No, it doesn’t. I checked visually and all at least the ones I checked are closed. I also installed QGIS as a (dignified?) form of defeat, and the dataset worked out of the box there:
Quite frustrating, but more on that later. Maybe I can export the data to gkpg from qgis.
Exporting to gpkg
I was able to export the layer to geopackage format, with help from this tutorial. In short Processing Toolbox/Layer tools/export. But when I did and ran it through my analysis/testing/milieau_repr.py file the result looks like this:

A success in many ways! But I suppose it only exported the size of the layer without the polygons. I’m not sure what went wrong here, but I don’t care enough to figure out, so, onwards:
Wha-blam! With these simple steps you can be a winner too:
Click the layer with r-mouse, select export, save features as -> and from there it should look like this:
Where you can set the parameters to your liking. I only set the filename, as the CRS was already the correct one.
Inspecting
Plenty of ideas are filling my head now that I have the dataset open and visualized.
- I think the original milieau report marks ruissalo as part of the milieau sectors, but it isn’t marked here. (I need to check if this is correct)
- Could I get population densities for each milieau and maybe compare it to the overall number of buildings/apartments in each sector and further normalize the apartment count with the frequency of property listings to find out what kind of trends there are, where do people want to move out from etc.
- There are distinct, large sections of the map which are not covered by the sectors. I need to check with the report what is the reason they are omitted.
- I have a suspicion that they are as sections too varied and therefore can’t be pigeonholed as a certain type of milieau.
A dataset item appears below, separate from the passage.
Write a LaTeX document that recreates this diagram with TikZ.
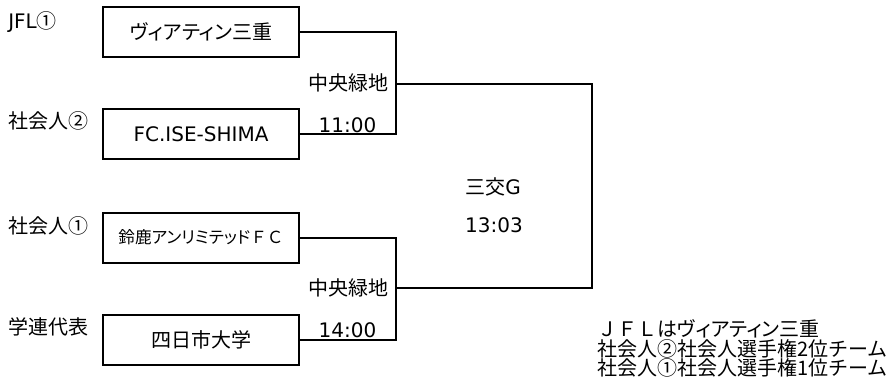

- Could I use the lack of milieau as a factor in property values? Ie: the environment isn’t a part of any milieau, therefore it is generic, lacking historical context, lacking atmosphere etc, which would affect property values.
Why is the surrounding area of the cathedral not part of the historical milieau? When that is the historical milieau of Turku, in my opinion.
Here is a screenshot of from the milieau report pp. 77
Here you can see that the whole map is covered with milieau types. Maybe I need to get in touch with Turku city about this. Actually, before I do anything, I want to check that the WFS dataset is identical to the OGC dataset that I have used now.
Indeed the WFS and OGC datasets are different!
Here we have the two datasets, the OGC in purple and WFS in brown. This is a screenshot from QGIS. I’ll export the correct dataset and contact the city.
I sent an email to the city, I’ll try to remember to report back in one of these posts once they respond.
I’ll export the wfs file to gpkg and make the html map from it:

And that probably concludes this post! This is dwindling into process documentation rather than genuine articles, but I’m not that bothered. Next up I’ll design the web crawler!